Bogeun “Bryan” Song cottoned on to the importance of digital engagement long before the coronavirus forced the rest of the industry to pay attention.
The Seoul-based entrepreneur worked as an event producer for six years before launching xSync, an event management software company, in 2015.
“My first goal [as an event producer] was to make my events more entertaining by providing mobile card stunts, live polls, surveys and photo sharing. I thought that providing tools to let the crowd participate was the key to successful events,” he said.
Initially, xSync provided mobile apps to support live events, but after Covid-19, Song sharpened his focus on website development and building online conference platforms.
“I was lucky that most of the features I was providing for offline events were still relevant online,” he explained.
While some of Song’s clients preferred to postpone live events rather than pivot online, by May 2020 this thinking started to shift. He has since built online conference platforms for more than 40 associations, including the 20th International Conference on Heavy Metals in the Environment (ICHMET), a five-day hybrid event in Seoul. The platform was accessible two weeks prior to the live-streamed event, which helped boost interaction during the event proper.
“Participants were able to leave comments and questions, and there was tons of interaction even before the live streaming,” Song explained.
“Questions asked during the conference were more in-depth as participants had already read through the materials.”

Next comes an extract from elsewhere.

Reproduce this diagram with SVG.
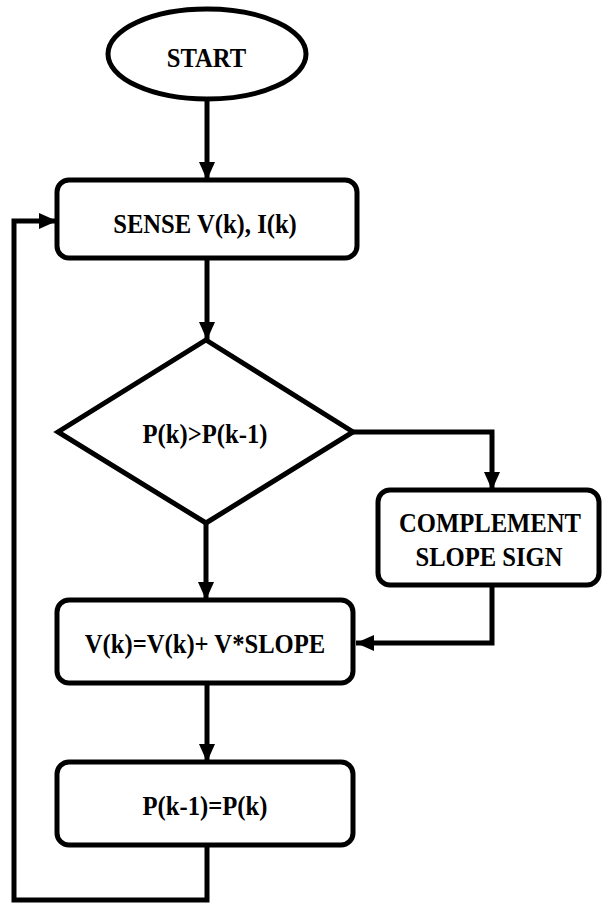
<svg xmlns="http://www.w3.org/2000/svg" width="602" height="905" viewBox="0 0 602 905">
  <style>
    .shape { fill: #ffffff; stroke: #000000; stroke-width: 5; }
    .wire { fill: none; stroke: #000000; stroke-width: 5; stroke-linejoin: miter; }
    .label { font-family: "Liberation Serif", "Times New Roman", serif; font-weight: bold; font-size: 28px; fill: #000000; text-anchor: middle; }
  </style>
  <defs>
    <marker id="arrow" markerUnits="userSpaceOnUse" markerWidth="18" markerHeight="18" viewBox="0 0 18 18" refX="18" refY="9" orient="auto">
      <path d="M0,1 L18,9 L0,17 Z" fill="#000000"/>
    </marker>
  </defs>

  <rect width="602" height="905" fill="#ffffff"/>

  <g id="connectors">
    <path class="wire" d="M207,100 V180" marker-end="url(#arrow)"/>
    <path class="wire" d="M207,258 V340" marker-end="url(#arrow)"/>
    <path class="wire" d="M353,432 H492 V490" marker-end="url(#arrow)"/>
    <path class="wire" d="M206,523 V600" marker-end="url(#arrow)"/>
    <path class="wire" d="M492,585 V643 H356" marker-end="url(#arrow)"/>
    <path class="wire" d="M207,683 V762" marker-end="url(#arrow)"/>
    <path class="wire" d="M207,845 V900 H14 V221 H57" marker-end="url(#arrow)"/>
  </g>

  <!-- labels use a slightly condensed bold serif -->
  <g id="start">
    <ellipse class="shape" cx="207" cy="54" rx="99" ry="45"/>
    <text class="label" transform="translate(206.5,67) scale(0.88,1)">START</text>
  </g>

  <g id="sense">
    <rect class="shape" x="57" y="180" width="300" height="78" rx="12"/>
    <text class="label" transform="translate(205,233) scale(0.88,1)">SENSE V(k), I(k)</text>
  </g>

  <g id="compare">
    <polygon class="shape" points="206,340 353,432 206,523 58,432"/>
    <text class="label" transform="translate(205,443) scale(0.88,1)">P(k)&gt;P(k-1)</text>
  </g>

  <g id="complement">
    <rect class="shape" x="378" y="490" width="221" height="95" rx="12"/>
    <text class="label" transform="translate(490,532) scale(0.88,1)">COMPLEMENT</text>
    <text class="label" transform="translate(489,566) scale(0.88,1)">SLOPE SIGN</text>
  </g>

  <g id="update-voltage">
    <rect class="shape" x="57" y="600" width="296" height="83" rx="12"/>
    <text class="label" transform="translate(205,653) scale(0.88,1)">V(k)=V(k)+ V*SLOPE</text>
  </g>

  <g id="store-power">
    <rect class="shape" x="57" y="762" width="296" height="83" rx="12"/>
    <text class="label" transform="translate(205,815) scale(0.88,1)">P(k-1)=P(k)</text>
  </g>
</svg>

While he’s a strong proponent of virtual and hybrid meetings, Song believes “tech platforms have failed to solve networking” and that such events will remain offline. With uncertainty the order of the day, he describes being an entrepreneur as “a constant hustle against the market” and believes it is his ‘duty’ to push the industry forward.
“I feel that my decisions are making a difference in the MICE industry in Korea, and that I am responsible for innovation,” he said. “Running a company means that I am trying to make money, but at the same time I’m also trying to make a difference in the world. I assume that every entrepreneur is playing this role, whether it’s intended or not.”